De acordo com a entidade, a realidade é que a avaliação que será feita pelo Grupo de Trabalho Antissuborno da OCDE, para chancelar ou não a entrada do Brasil na organização, levará em conta não apenas a existência de normas alinhadas à OCDE, mas a efetividade de sua aplicação.
O governo também deixou de fora medidas que estão sendo criticadas pela OCDE. Uma delas é a Lei de Abuso de Autoridade, de 2019, que não aparece no texto. Ainda que ela traga elementos importantes para coibir abusos, a legislação também abriu brechas para insegurança na atuação dos agentes da lei — e por isso foi severamente criticada pela OCDE.
Monitoramento inédito sobre o Brasil
Outra omissão do governo se refere aos motivos que levaram a OCDE a criar de forma inédita um grupo de monitoramento, em 2020, sobre o Brasil. O texto de fato cita a missão especial. Mas silencia sobre o fato de que tal iniciativa foi tomada diante dos retrocessos identificados no país e de descumprimentos graves da Convenção Antissuborno.
O memorando ainda menciona o Plano Anticorrupção, lançado pelo governo federal, mas não detalha o atraso em parte significativa das metas estabelecidas;
Apesar de trazer números sobre investigações e processos referentes à corrupção, o texto omite o fato de que umas das poucas condenações por corrupção transnacionais foi revertida devido à prescrição das acusações contra executivos da Embraer em abril de 2022;
"É sintomático que o governo Bolsonaro não permita que a sociedade brasileira tenha acesso ao documento de autoavaliação que apresentou à OCDE", disse Guilherme France, consultor da Transparência Internacional - Brasil.

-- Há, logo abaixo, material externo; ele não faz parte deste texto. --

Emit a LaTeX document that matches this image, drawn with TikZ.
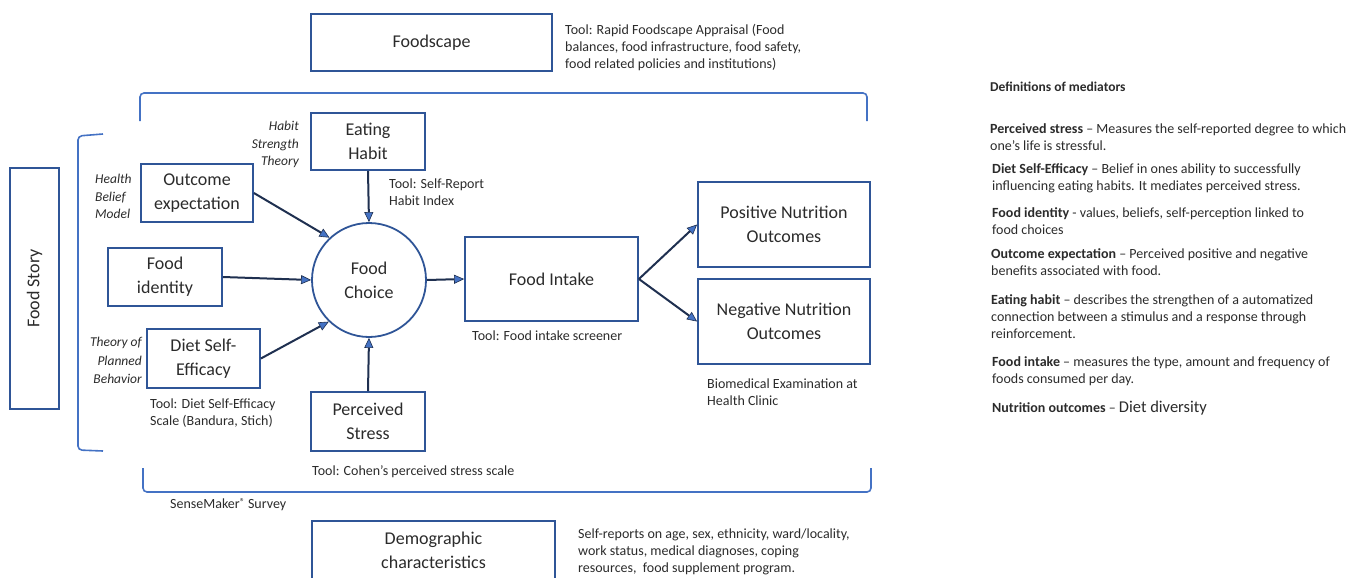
\documentclass[tikz,border=0pt]{standalone}
\usepackage{fontspec}
\setmainfont{Carlito}
\usetikzlibrary{arrows.meta}
\definecolor{boxblue}{HTML}{2F5597}
\definecolor{brk}{HTML}{4472C4}
\definecolor{arr}{HTML}{1F3050}
\definecolor{txt}{HTML}{2B2B2B}
\tikzset{
  box/.style={draw=boxblue, line width=1.8pt, align=center, inner sep=0pt, font=\fontsize{18}{24}\selectfont, text=txt},
  note/.style={align=left, inner sep=0pt, font=\fontsize{14}{17}\selectfont, text=txt, anchor=north west},
  theory/.style={inner sep=0pt, font=\fontsize{13.5}{17.5}\selectfont\itshape, text=txt},
  defn/.style={align=left, inner sep=0pt, font=\fontsize{14}{17}\selectfont, text=txt, anchor=north west},
  link/.style={draw=arr, line width=2pt, -{Triangle[length=10pt,width=9pt,fill=brk,color=arr,line width=0.6pt]}},
  brack/.style={draw=brk, line width=1.6pt, rounded corners=4pt},
}
\begin{document}
\begin{tikzpicture}[x=1pt,y=-1pt]
\useasboundingbox (0,0) rectangle (1353,578);
\clip (0,0) rectangle (1353,578);

% brackets
\draw[brack] (140,121) -- (140,93) -- (867,93) -- (867,121);
\draw[brack] (143,468) -- (143,492) -- (871,492) -- (871,468);
\draw[brack] (103,134) -- (78,136) -- (78,450) -- (103,451);

% boxes
\node[box, minimum width=241pt, minimum height=57pt] (scape) at (431.5,42.5) {Foodscape};
\node[box, minimum width=49pt, minimum height=241pt] (story) at (34.5,288.5) {};
\node[rotate=90, inner sep=0pt, font=\fontsize{18}{24}\selectfont, text=txt] (storytext) at (story.center) {Food Story};
\node[box, minimum width=114pt, minimum height=57pt] (habit) at (368,141.5) {Eating\\Habit};
\node[box, minimum width=112pt, minimum height=58pt] (outc) at (197,193) {Outcome\\expectation};
\node[box, minimum width=114pt, minimum height=58pt] (fid) at (165,277) {Food\\identity};
\node[box, minimum width=113pt, minimum height=59pt] (dse) at (203.5,358.5) {Diet Self-\\Efficacy};
\node[box, minimum width=114pt, minimum height=59pt] (stress) at (368,421.5) {Perceived\\Stress};
\node[box, circle, minimum size=114pt] (choice) at (369,280) {Food\\Choice};
\node[box, minimum width=173pt, minimum height=84pt] (intake) at (551.5,279) {Food Intake};
\node[box, minimum width=172pt, minimum height=85pt] (pos) at (784,224.5) {Positive Nutrition\\Outcomes};
\node[box, minimum width=172pt, minimum height=85pt] (neg) at (784,321.5) {Negative Nutrition\\Outcomes};
\node[box, minimum width=243pt, minimum height=58pt] (demo) at (433.5,550) {Demographic\\characteristics};

% connectors
\draw[link] (outc.east) -- (choice.133);
\draw[link] (fid.east) -- (choice.west);
\draw[link] (dse.east) -- (choice.226);
\draw[link] (habit.south) -- (choice.north);
\draw[link] (stress.north) -- (choice.south);
\draw[link] (choice.east) -- (intake.west);
\draw[link] (intake.east) -- (pos.west);
\draw[link] (intake.east) -- (neg.west);

% theory labels
\node[theory, align=right, anchor=north east] (hst) at (299,121) {Habit\\Strength\\Theory};
\node[theory, align=left, anchor=north west] (hbm) at (95,174) {Health\\Belief\\Model};
\node[theory, align=right, anchor=north east, font=\fontsize{13.5}{18.5}\selectfont\itshape] (tpb) at (142,337) {Theory of\\Planned\\Behavior};

% tool notes
\node[note] (tscape) at (565,24) {Tool: Rapid Foodscape Appraisal (Food\\balances, food infrastructure, food safety,\\food related policies and institutions)};
\node[note] (thabit) at (389,179) {Tool: Self-Report\\Habit Index};
\node[note] (tintake) at (472,331) {Tool: Food intake screener};
\node[note] (tdse) at (150,399) {Tool: Diet Self-Efficacy\\Scale (Bandura, Stich)};
\node[note] (tstress) at (312,465) {Tool: Cohen’s perceived stress scale};
\node[note] (tbio) at (707,379) {Biomedical Examination at\\Health Clinic};
\node[note] (tsense) at (170,498) {SenseMaker\raisebox{3pt}{\fontsize{10}{10}\selectfont ®} Survey};
\node[note] (tdemo) at (578,529) {Self-reports on age, sex, ethnicity, ward/locality,\\work status, medical diagnoses, coping\\resources,\ \ food supplement program.};

% definitions
\node[defn, font=\fontsize{13.5}{17}\selectfont\bfseries] (dtitle) at (990,82) {Definitions of mediators};
\node[defn] (d1) at (990,123) {\textbf{Perceived stress} – Measures the self-reported degree to which\\one’s life is stressful.};
\node[defn] (d2) at (992,163) {\textbf{Diet Self-Efficacy} – Belief in ones ability to successfully\\influencing eating habits. It mediates perceived stress.};
\node[defn] (d3) at (992,207) {\textbf{Food identity} - values, beliefs, self-perception linked to\\food choices};
\node[defn] (d4) at (991,248) {\textbf{Outcome expectation} – Perceived positive and negative\\benefits associated with food.};
\node[defn] (d5) at (991,294) {\textbf{Eating habit} – describes the strengthen of a automatized\\connection between a stimulus and a response through\\reinforcement.};
\node[defn] (d6) at (992,356) {\textbf{Food intake} – measures the type, amount and frequency of\\foods consumed per day.};
\node[defn] (d7) at (992,401) {\textbf{Nutrition outcomes} – {\fontsize{16.5}{17}\selectfont Diet diversity}};
\end{tikzpicture}
\end{document}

"Ao longo de quatro anos de governo, foram inúmeras as tentativas, muitas delas bem-sucedidas, de se ocultar dados inconvenientes para o governo e de hostilizar jornalistas e ONGs que questionam informações oficiais incompletas ou inverídicas", disse. "Se a transparência e a accountability são alguns dos princípios transversais da OCDE, presente em grande parte dos 240 instrumentos aos quais o Brasil deve aderir, por coerência a organização deveria assegurar que atores não estatais independentes também tenham acesso às informações produzidas pelo governo e condições de participar efetivamente deste processo de adesão.", apontou.